Aleksandar Milivojevic, Max Planck Institute for Mathematics, Bonn
"Topological aspects of almost complex structures on the six sphere"
By thinking of the six-sphere S6 as the unit sphere in the imaginary octonions, one detects a real projective seven-space RP7 in the space of all almost complex structures on S6. On the other hand, using the Haefliger-Sullivan rational homotopy theoretic model for the space of sections of a fiber bundle applied to the twistor space construction, one can abstractly calculate that the rational homology of the space of (orientation-compatible) almost complex structures on S6 agrees with that of RP7. Sullivan asked whether the inclusion of the octonionic RP7 into the space of all almost complex structures is a homotopy equivalence. We show that it is not, though it is a rational homology equivalence that induces an isomorphism on fundamental groups. We can further describe the homotopy fiber of this inclusion.

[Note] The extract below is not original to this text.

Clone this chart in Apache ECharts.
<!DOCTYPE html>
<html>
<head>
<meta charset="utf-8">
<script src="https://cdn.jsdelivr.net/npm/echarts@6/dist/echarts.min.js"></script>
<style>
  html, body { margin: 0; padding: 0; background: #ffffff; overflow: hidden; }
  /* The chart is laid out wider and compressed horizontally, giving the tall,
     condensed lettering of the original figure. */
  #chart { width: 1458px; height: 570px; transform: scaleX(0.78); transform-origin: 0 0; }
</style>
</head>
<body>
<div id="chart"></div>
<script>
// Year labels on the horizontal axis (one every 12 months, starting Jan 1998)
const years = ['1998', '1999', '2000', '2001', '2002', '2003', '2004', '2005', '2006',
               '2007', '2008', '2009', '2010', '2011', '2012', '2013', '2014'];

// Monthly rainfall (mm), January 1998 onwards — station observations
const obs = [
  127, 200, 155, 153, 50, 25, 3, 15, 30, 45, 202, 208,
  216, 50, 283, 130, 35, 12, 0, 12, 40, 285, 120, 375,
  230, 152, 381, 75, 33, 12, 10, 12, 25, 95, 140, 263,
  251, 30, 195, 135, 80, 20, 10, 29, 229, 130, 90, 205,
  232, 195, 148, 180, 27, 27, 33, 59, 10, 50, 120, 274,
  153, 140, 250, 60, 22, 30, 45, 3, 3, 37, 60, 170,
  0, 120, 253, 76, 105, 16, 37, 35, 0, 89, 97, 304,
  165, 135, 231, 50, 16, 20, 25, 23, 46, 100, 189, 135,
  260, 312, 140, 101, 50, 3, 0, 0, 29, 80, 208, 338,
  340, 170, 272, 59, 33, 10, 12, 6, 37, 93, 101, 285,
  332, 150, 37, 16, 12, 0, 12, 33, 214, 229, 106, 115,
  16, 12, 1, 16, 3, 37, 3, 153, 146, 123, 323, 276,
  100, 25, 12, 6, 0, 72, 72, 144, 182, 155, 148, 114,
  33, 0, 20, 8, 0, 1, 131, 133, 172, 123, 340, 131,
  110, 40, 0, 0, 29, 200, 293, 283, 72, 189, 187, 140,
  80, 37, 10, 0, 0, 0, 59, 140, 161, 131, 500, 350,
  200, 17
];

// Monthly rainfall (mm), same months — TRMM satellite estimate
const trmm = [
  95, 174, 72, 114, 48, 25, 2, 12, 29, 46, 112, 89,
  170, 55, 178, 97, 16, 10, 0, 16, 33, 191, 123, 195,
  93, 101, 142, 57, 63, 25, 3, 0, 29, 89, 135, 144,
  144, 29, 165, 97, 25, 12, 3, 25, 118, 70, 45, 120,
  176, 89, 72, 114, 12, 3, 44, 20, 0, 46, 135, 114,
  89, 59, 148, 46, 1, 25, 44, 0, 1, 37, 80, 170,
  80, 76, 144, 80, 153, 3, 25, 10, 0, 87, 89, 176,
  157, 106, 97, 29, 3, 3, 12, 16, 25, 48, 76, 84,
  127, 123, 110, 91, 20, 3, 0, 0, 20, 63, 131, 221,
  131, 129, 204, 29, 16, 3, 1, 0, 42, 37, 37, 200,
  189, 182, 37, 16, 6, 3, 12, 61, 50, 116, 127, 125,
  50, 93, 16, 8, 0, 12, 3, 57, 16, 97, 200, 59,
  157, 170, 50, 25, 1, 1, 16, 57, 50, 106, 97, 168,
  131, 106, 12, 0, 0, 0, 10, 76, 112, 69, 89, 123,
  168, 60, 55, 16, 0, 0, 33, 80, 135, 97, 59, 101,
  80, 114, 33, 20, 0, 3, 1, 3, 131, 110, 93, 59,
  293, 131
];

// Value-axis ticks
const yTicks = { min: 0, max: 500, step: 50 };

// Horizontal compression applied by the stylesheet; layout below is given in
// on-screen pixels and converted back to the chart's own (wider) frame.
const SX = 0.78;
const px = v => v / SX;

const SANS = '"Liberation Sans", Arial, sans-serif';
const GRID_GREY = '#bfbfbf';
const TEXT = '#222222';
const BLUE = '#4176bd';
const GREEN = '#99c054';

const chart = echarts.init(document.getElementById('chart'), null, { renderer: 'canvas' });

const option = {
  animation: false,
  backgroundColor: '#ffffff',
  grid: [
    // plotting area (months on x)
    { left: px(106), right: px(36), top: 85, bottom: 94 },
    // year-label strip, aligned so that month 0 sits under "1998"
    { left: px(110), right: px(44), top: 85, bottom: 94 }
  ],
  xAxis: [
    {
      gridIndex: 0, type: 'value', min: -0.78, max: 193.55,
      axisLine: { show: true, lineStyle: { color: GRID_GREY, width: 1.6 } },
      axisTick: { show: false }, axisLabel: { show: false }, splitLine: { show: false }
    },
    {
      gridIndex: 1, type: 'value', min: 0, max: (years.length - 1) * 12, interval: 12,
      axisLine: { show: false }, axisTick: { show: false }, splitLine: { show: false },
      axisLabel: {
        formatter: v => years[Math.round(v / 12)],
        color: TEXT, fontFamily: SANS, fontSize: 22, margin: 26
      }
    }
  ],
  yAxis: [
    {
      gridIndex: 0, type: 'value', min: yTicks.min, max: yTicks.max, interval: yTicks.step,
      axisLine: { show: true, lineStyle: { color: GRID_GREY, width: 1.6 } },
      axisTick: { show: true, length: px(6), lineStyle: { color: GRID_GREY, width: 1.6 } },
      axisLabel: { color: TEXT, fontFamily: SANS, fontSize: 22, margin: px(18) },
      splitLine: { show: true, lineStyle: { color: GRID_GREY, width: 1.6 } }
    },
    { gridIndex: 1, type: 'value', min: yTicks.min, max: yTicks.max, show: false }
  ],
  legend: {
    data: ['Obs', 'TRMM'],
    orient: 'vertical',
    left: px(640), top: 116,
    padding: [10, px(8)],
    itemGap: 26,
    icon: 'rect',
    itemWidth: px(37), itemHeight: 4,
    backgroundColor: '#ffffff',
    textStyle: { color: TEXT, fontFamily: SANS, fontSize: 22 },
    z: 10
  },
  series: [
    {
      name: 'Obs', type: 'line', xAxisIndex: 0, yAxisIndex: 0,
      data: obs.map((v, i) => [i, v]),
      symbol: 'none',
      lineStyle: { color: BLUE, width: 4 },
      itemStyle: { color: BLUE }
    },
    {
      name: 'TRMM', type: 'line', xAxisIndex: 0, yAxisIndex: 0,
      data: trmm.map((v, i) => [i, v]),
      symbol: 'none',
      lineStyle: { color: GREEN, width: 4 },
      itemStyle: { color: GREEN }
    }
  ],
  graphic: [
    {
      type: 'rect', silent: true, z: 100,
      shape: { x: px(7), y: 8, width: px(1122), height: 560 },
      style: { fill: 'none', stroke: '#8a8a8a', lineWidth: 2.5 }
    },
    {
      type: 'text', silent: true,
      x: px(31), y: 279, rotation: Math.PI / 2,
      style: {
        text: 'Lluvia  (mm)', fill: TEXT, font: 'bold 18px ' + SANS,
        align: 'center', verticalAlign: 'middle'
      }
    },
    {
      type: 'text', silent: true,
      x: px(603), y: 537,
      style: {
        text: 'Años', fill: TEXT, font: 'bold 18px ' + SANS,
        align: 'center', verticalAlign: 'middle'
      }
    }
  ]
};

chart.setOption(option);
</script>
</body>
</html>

On a related note, over six-manifolds, almost complex structures correspond to embedded half-dimensional submanifolds of the twistor space, and hence one obtains numerical invariants via their homological intersection. Time permitting, we compute these numbers concretely over the six-sphere and other six-manifolds, and comment on their relation to integrability.
This is joint work with Bora Ferlengez and Gustavo Granja.